# Incentive Programs



## pacesafety (Jan 22, 2008)

Just wondering if anyone out there has incentivized safety. Our Worker's Comp. is getting a little excessive so we putting our heads together to figure out a way we can dispel some of these minor nagging injuries. We hardly ever have any lost time accidents, but a guy tweaks his back/shoulder/knee/whatever else and, though he doesn't take any time off, he is considerably slower.

What have you all done for safety incentive programs and have they worked?


----------



## Drywall1 (Dec 9, 2007)

Sorry man but I just try to keep my guys doing quality work at a good pace most of the time. Mabye if I was a large company I could hire a safety guy. But it seems safety guys only get hired when things are spiraling out of control. hmm makes me think....


----------



## select drywall (Jan 10, 2008)

Safety programs work if every one gets on board. I would say the best program I saw was when I worked for a company that every year told us where comp was at. save him money and get him a refund and he will split it with us. I think we each got like $500 bucks. When we saw somebody being stupid we told him even if the boss wasnt around. There is nothing you can do about nagging injuries. One thing we did was teach our hangers how to put no-coat beads on. If someone has a sore back we would let them put beads on for a week. They made some money at $2.00 a piece and werent carrying drywall around.


----------



## Gelo Tan (Mar 13, 2008)

Safety incentive programs are designed and implemented in the hope of avoiding or minimizing accidents and injuries in and around the workplace. Safety incentive programs are designed as proactive programs that make employees exert extra effort and display an improved awareness in safeguarding the state of safety in and around the work area.


__________________
Call it what you will, incentives are what get people to work harder.


----------



## cooper (Apr 6, 2008)

I think three big things are making sure they are using the scaffolding, stilts, planks, etc. correctly, make sure they are operating their taping tools correctly (holding the box or bazooka a certain way can really mess you up), and make sure they clean up after themselves and move debris out of the way. Too many people walk on stilts in garages with pieces of wood laying around. 

So basically, I would just suggest a safety meeting rather than paying them more to not get hurt...


----------



## TracyMC (Oct 22, 2008)

*Safety Incentives*

It is not uncommon in big commercial companies to have a safety guy, we have one in each office, whether it is the shop foreman who has time to split with safety or a standalone employee.

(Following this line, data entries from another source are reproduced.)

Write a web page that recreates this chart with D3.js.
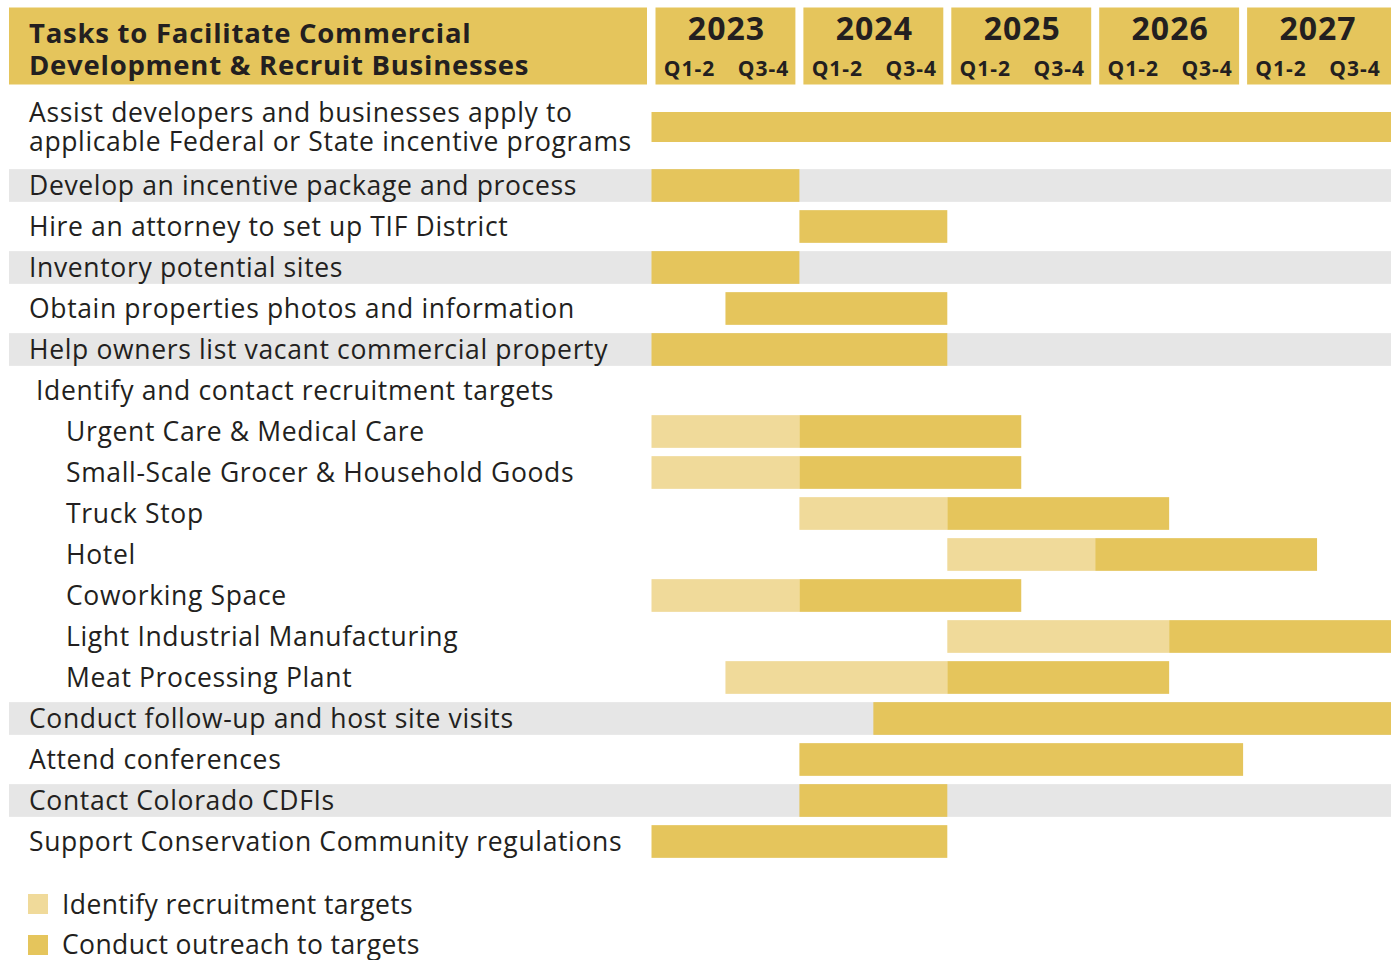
<!DOCTYPE html>
<html>
<head>
<meta charset="utf-8">
<script src="https://cdn.jsdelivr.net/npm/d3@7"></script>
<style>
  html, body { margin: 0; padding: 0; background: #fff; }
  svg { display: block; }
  text { font-family: "Open Sans", "Noto Sans", sans-serif; fill: #231f20; }
</style>
</head>
<body>
<svg id="chart" width="1397" height="960"></svg>
<script>
// Timeline periods (half-years)
const years = ["2023", "2024", "2025", "2026", "2027"];
const halves = ["Q1-2", "Q3-4"];

const headerTitle = ["Tasks to Facilitate Commercial", "Development & Recruit Businesses"];

// Tasks, top to bottom
const taskLabels = [
  ["Assist developers and businesses apply to", "applicable Federal or State incentive programs"],
  ["Develop an incentive package and process"],
  ["Hire an attorney to set up TIF District"],
  ["Inventory potential sites"],
  ["Obtain properties photos and information"],
  ["Help owners list vacant commercial property"],
  ["Identify and contact recruitment targets"],
  ["Urgent Care & Medical Care"],
  ["Small-Scale Grocer & Household Goods"],
  ["Truck Stop"],
  ["Hotel"],
  ["Coworking Space"],
  ["Light Industrial Manufacturing"],
  ["Meat Processing Plant"],
  ["Conduct follow-up and host site visits"],
  ["Attend conferences"],
  ["Contact Colorado CDFIs"],
  ["Support Conservation Community regulations"]
];
const taskLevel = [0, 0, 0, 0, 0, 0, 1, 2, 2, 2, 2, 2, 2, 2, 0, 0, 0, 0];
const taskShaded = [false, true, false, true, false, true, false, false, false, false, false, false, false, false, true, false, true, false];

// Phase spans in half-year units from 2023 Q1-2 (start, end); null = no phase
const identifySpan = [null, null, null, null, null, null, null,
  [0, 2], [0, 2], [2, 4], [4, 6], [0, 2], [4, 7], [1, 4],
  null, null, null, null];
const outreachSpan = [[0, 10], [0, 2], [2, 4], [0, 2], [1, 4], [0, 4], null,
  [2, 5], [2, 5], [4, 7], [6, 9], [2, 5], [7, 10], [4, 7],
  [3, 10], [2, 8], [2, 4], [0, 4]];

const legendItems = ["Identify recruitment targets", "Conduct outreach to targets"];

const colorOutreach = "#e5c55c";
const colorIdentify = "#f0da9a";
const colorShade = "#e6e6e6";

const svg = d3.select("#chart");
const nPeriods = years.length * halves.length;
const x = d3.scaleLinear().domain([0, nPeriods]).range([651.5, 1391]);

// Row geometry
const firstCenter = 127;
const secondCenter = 185.5;
const rowStep = 41;
const rowCenter = i => i === 0 ? firstCenter : secondCenter + (i - 1) * rowStep;
const barH = i => i === 0 ? 30 : 32.7;
const labelX = [29, 36, 66];
const fontSize = 26.5;
const letterSp = 0.65;
const capShift = 9.5;
const lineGap = 29;

// Header
const header = svg.append("g");
header.append("rect").attr("x", 9).attr("y", 7.5).attr("width", 638).attr("height", 77)
  .attr("fill", colorOutreach);
const title = header.append("text")
  .attr("x", 29).attr("y", 43)
  .attr("font-size", 27.5).attr("font-weight", 700).attr("letter-spacing", 0.75);
title.selectAll("tspan").data(headerTitle).join("tspan")
  .attr("x", 29).attr("dy", (d, i) => i === 0 ? 0 : 32)
  .text(d => d);

years.forEach((yr, k) => {
  const x0 = x(k * 2) + 4;
  const x1 = k === years.length - 1 ? x(k * 2 + 2) : x(k * 2 + 2) - 4;
  header.append("rect").attr("x", x0).attr("y", 7.5).attr("width", x1 - x0).attr("height", 77)
    .attr("fill", colorOutreach);
  header.append("text").attr("x", x(k * 2 + 1) + 1).attr("y", 40)
    .attr("text-anchor", "middle").attr("font-size", 32).attr("font-weight", 700)
    .attr("letter-spacing", 1)
    .text(yr);
  halves.forEach((h, j) => {
    header.append("text").attr("x", x(k * 2 + j + 0.5) + 1).attr("y", 76)
      .attr("text-anchor", "middle").attr("font-size", 21).attr("font-weight", 700)
      .attr("letter-spacing", 1)
      .text(h);
  });
});

// Shaded row bands
const rows = svg.append("g");
rows.selectAll("rect.shade").data(taskLabels.map((d, i) => i).filter(i => taskShaded[i])).join("rect")
  .attr("class", "shade")
  .attr("x", 9).attr("width", 1391 - 9)
  .attr("y", i => rowCenter(i) - barH(i) / 2).attr("height", i => barH(i))
  .attr("fill", colorShade);

// Phase bars
const drawSpans = (spans, color, cls) => {
  rows.selectAll("rect." + cls)
    .data(spans.map((s, i) => ({ s, i })).filter(d => d.s))
    .join("rect")
    .attr("class", cls)
    .attr("x", d => x(d.s[0]))
    .attr("width", d => x(d.s[1]) - x(d.s[0]))
    .attr("y", d => rowCenter(d.i) - barH(d.i) / 2)
    .attr("height", d => barH(d.i))
    .attr("fill", color);
};
drawSpans(identifySpan, colorIdentify, "identify");
drawSpans(outreachSpan, colorOutreach, "outreach");

// Task labels (multi-line labels stacked around the row centre)
const labels = rows.selectAll("text.label").data(taskLabels).join("text")
  .attr("class", "label")
  .attr("font-size", fontSize)
  .attr("letter-spacing", letterSp)
  .attr("x", (d, i) => labelX[taskLevel[i]])
  .attr("y", (d, i) => rowCenter(i) + capShift - (d.length - 1) / 2 * lineGap);
labels.each(function (lines, i) {
  d3.select(this).selectAll("tspan").data(lines).join("tspan")
    .attr("x", labelX[taskLevel[i]])
    .attr("dy", (d, j) => j === 0 ? 0 : lineGap)
    .text(d => d);
});

// Legend
const legend = svg.append("g");
legendItems.forEach((t, i) => {
  legend.append("rect").attr("x", 28).attr("y", 894 + i * 41).attr("width", 20).attr("height", 20)
    .attr("fill", i === 0 ? colorIdentify : colorOutreach);
  legend.append("text").attr("x", 62).attr("y", 914 + i * 39.5)
    .attr("font-size", fontSize).attr("letter-spacing", 0.4).text(t);
});
</script>
</body>
</html>
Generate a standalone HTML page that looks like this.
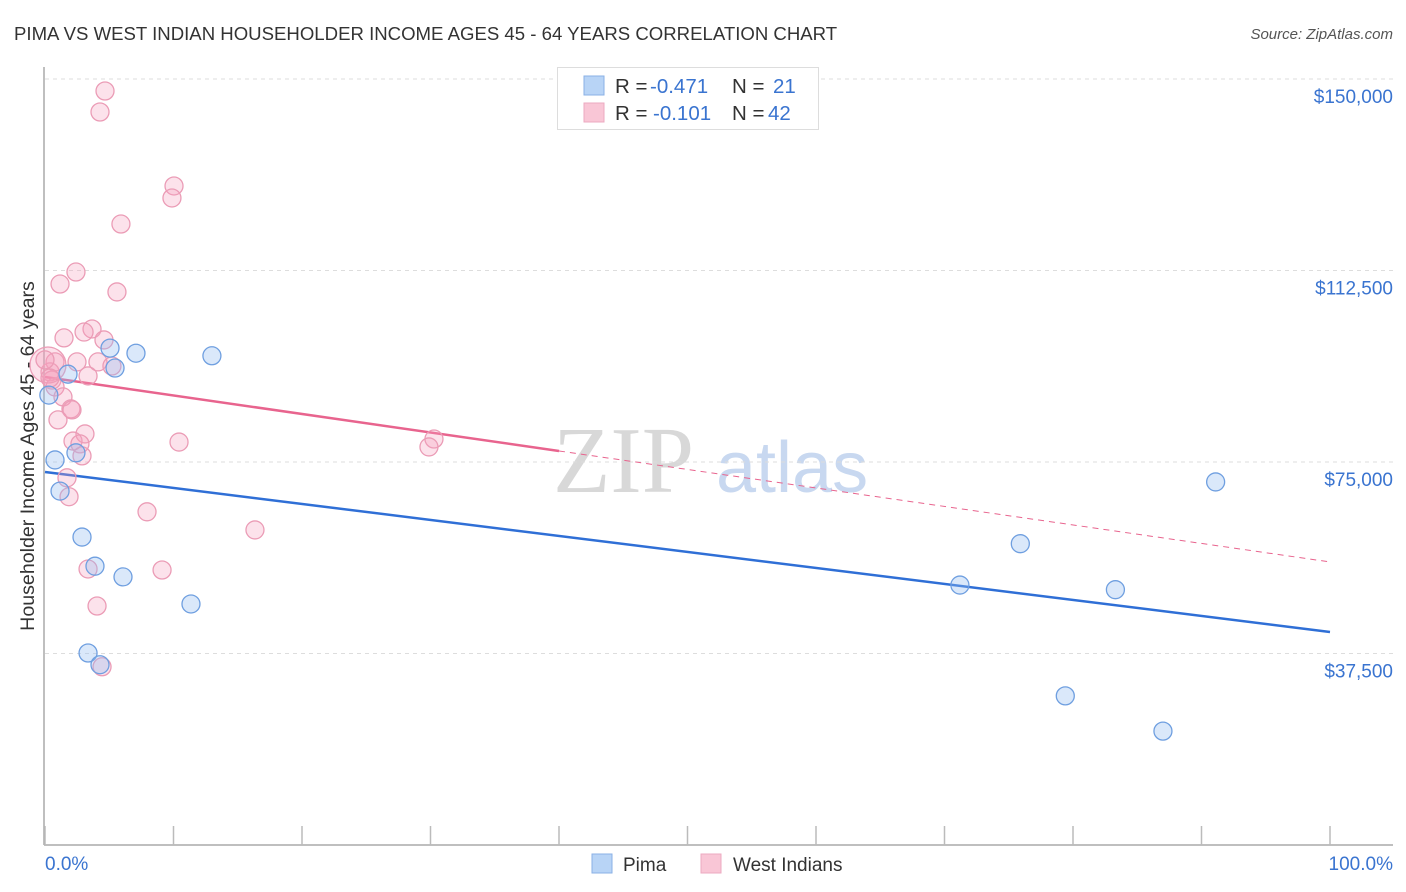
<!DOCTYPE html>
<html><head><meta charset="utf-8"><style>
body{margin:0;background:#fff;font-family:"Liberation Sans",sans-serif;}
#wrap{position:relative;width:1406px;height:892px;overflow:hidden;}
</style></head><body>
<div id="wrap">
<svg id="chart" width="1406" height="892" xmlns="http://www.w3.org/2000/svg">
<text x="14" y="40" font-size="18.6" fill="#333">PIMA VS WEST INDIAN HOUSEHOLDER INCOME AGES 45 - 64 YEARS CORRELATION CHART</text>
<text x="1393" y="39" font-size="15" fill="#555" font-style="italic" text-anchor="end">Source: ZipAtlas.com</text>
<text x="0" y="0" transform="translate(34,456) rotate(-90)" font-size="19.6" fill="#333" text-anchor="middle">Householder Income Ages 45 - 64 years</text>
<text x="553" y="492" font-size="94" fill="#d8d8d8" font-family="Liberation Serif,serif">ZIP</text>
<text x="716" y="492" font-size="72" fill="#c8d8f0">atlas</text>
<g id="grid"></g>
<g id="axes"></g>
<g id="lines"></g>
<g id="points"></g>
<g>
<rect x="557.5" y="67.5" width="261" height="62" fill="#fff" stroke="#ddd"/>
<rect x="584" y="76" width="20" height="19" fill="#b8d4f6" stroke="#8ab0e6"/>
<rect x="584" y="103" width="20" height="19" fill="#f9c6d6" stroke="#ecaac0"/>
<text x="615" y="93" font-size="20.5" fill="#333">R = <tspan x="650" fill="#3a74d0">-0.471</tspan><tspan x="732">N = </tspan><tspan x="773" fill="#3a74d0">21</tspan></text>
<text x="615" y="120" font-size="20.5" fill="#333">R = <tspan x="653" fill="#3a74d0">-0.101</tspan><tspan x="732">N = </tspan><tspan x="768" fill="#3a74d0">42</tspan></text>
</g>
<g>
<rect x="592" y="854" width="20" height="19" fill="#b8d4f6" stroke="#8ab0e6"/>
<text x="623" y="871" font-size="19" fill="#333">Pima</text>
<rect x="701" y="854" width="20" height="19" fill="#f9c6d6" stroke="#ecaac0"/>
<text x="733" y="871" font-size="19" fill="#333">West Indians</text>
</g>
</svg>
</div>
<script>
const yTicks=[37500,75000,112500,150000];
const yTickLabels=["$37,500","$75,000","$112,500","$150,000"];
const xTicks=[0,10,20,30,40,50,60,70,80,90,100];
const pimaX=[0.78,1.17,1.79,2.88,3.35,3.89,4.28,5.06,5.45,6.07,7.08,11.36,12.99,0.3,2.41,71.2,75.9,79.4,83.3,87.0,91.1];
const pimaY=[75400,69300,92200,60300,37600,54600,35300,97300,93400,52500,96300,47200,95800,88100,76800,50900,59000,29200,50000,22300,71100];
const wiX=[4.67,4.28,10.04,9.88,5.91,2.41,1.17,5.60,1.48,3.66,3.04,4.59,0.78,4.12,2.49,5.21,3.35,0.39,0.54,0.78,1.40,2.02,1.01,2.10,3.11,2.18,2.72,2.88,1.71,1.87,10.43,30.27,29.88,7.94,16.34,3.35,9.11,4.05,4.44,0.23,0.39,0];
const wiY=[147650,143540,129050,126700,121600,112200,109850,108300,99300,101050,100450,98900,94600,94600,94600,93800,91850,92650,91050,89700,87750,85400,83250,85200,80500,79100,78550,76200,71900,68200,78900,79500,77950,65250,61700,54050,53850,46800,34900,94000,91450,95000];
const wiR=[9,9,9,9,9,9,9,9,9,9,9,9,9,9,9,9,9,9,9,9,9,9,9,9,9,9,9,9,9,9,9,9,9,9,9,9,9,9,9,18,9,9];
const pimaTrend=[73050,41720];
const wiTrend=[91650,55430];
const wiSolidEnd=40;
const NS="http://www.w3.org/2000/svg";
const X0=45,X1=1330,YT=79,YB=845;
function xs(p){return X0+(X1-X0)*p/100;}
function ys(v){return YB-(YB-YT)*v/150000;}
function mk(tag,attrs,parent){const e=document.createElementNS(NS,tag);for(const k in attrs)e.setAttribute(k,attrs[k]);parent.appendChild(e);return e;}
const grid=document.getElementById('grid'),axes=document.getElementById('axes'),lines=document.getElementById('lines'),pts=document.getElementById('points');
yTicks.forEach((v,i)=>{
 const l=mk('line',{x1:X0,x2:1393,y1:ys(v),y2:ys(v),stroke:'#ddd','stroke-dasharray':'4,4'},grid);
 
 
 const t=mk('text',{x:1393,y:ys(v)+24,'font-size':19,fill:'#3a74d0','text-anchor':'end'},grid);
 t.textContent=yTickLabels[i];
 
 
});
const ax=mk('line',{x1:44,x2:1393,y1:YB,y2:YB,stroke:'#aaa','stroke-width':1.5},axes);


const ay=mk('line',{x1:44,x2:44,y1:67,y2:YB,stroke:'#aaa','stroke-width':1.5},axes);


xTicks.forEach(p=>{
 const t=mk('line',{x1:xs(p),x2:xs(p),y1:826,y2:YB,stroke:'#bbb','stroke-width':1.5},axes);
 
 
});
const xl0=mk('text',{x:45,y:870,'font-size':19,fill:'#3a74d0'},axes);xl0.textContent='0.0%';


const xl1=mk('text',{x:1393,y:870,'font-size':19,fill:'#3a74d0','text-anchor':'end'},axes);xl1.textContent='100.0%';


function tv(tr,p){return tr[0]+(tr[1]-tr[0])*p/100;}
const pl=mk('line',{x1:xs(0),y1:ys(tv(pimaTrend,0)),x2:xs(100),y2:ys(tv(pimaTrend,100)),stroke:'#2f6fd6','stroke-width':2.5},lines);


const wl=mk('line',{x1:xs(0),y1:ys(tv(wiTrend,0)),x2:xs(wiSolidEnd),y2:ys(tv(wiTrend,wiSolidEnd)),stroke:'#e8648e','stroke-width':2.5},lines);


const wd=mk('line',{x1:xs(wiSolidEnd),y1:ys(tv(wiTrend,wiSolidEnd)),x2:xs(100),y2:ys(tv(wiTrend,100)),stroke:'#e8648e','stroke-width':1,'stroke-dasharray':'6,5'},lines);


wiX.forEach((x,i)=>{
 const c=mk('circle',{cx:xs(x),cy:ys(wiY[i]),r:wiR[i],fill:'rgba(244,160,188,0.3)',stroke:'#eb9cb6','stroke-width':1.3},pts);
 
 
});
pimaX.forEach((x,i)=>{
 const c=mk('circle',{cx:xs(x),cy:ys(pimaY[i]),r:9,fill:'rgba(150,190,240,0.35)',stroke:'#6f9fe0','stroke-width':1.3},pts);
 
 
});
</script>
</body></html>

We offer a safety incentive to all of our hourly employees, to a national Outdoor goods supply house, equating to roughly $100 a quarter, based on no recordeable accidents or injuries. It is amazing how much of a difference it makes and how badly those guys want to make the incentive cut. This is a 40K expense to our branch , but it is more than covered by the L&I retro rebate for no incidents as well as a low ER rate. We couple them w/ weekly jobsite safety mtgs, Monthly foreman safety training, and quarterly 1/2 day full crew safety mtgs, as well as daily safety walks by Foreman , Superintendant, Project Managers, and Safety Manager on all Jobs, in one way or another, and a daily safety form filled out by the onsite staff management outlining days work, potential hazards, and jobsite safety issues not just for our guys , but all trades hazards, and it is given to the GC daily.
Trace:thumbsup:


----------



## greenrabbi (Nov 30, 2009)

Most incentive programs we have tried fail since the benefit of the workman's comp is more than we can offer to someone. We have been in and out of fraudulent claims so, we have actually started to investigating heavily into the claims to see how legit they are. There have been a few times we have caught the worker in another town doing work under the table while still on workers comp. Tricky game it can be!


----------



## mj04 (Jan 28, 2010)

I find work safety difficult to get right too. Everyone knows it's important to implement good safety practices but it's just one of those things that ends up getting put on the back burner when work gets busy etc. It's not until something happens that it really makes you get your act together. I hadn't thought about implementing an incentive programme until now - thanks for this. Will maybe have a think about how this could work.


----------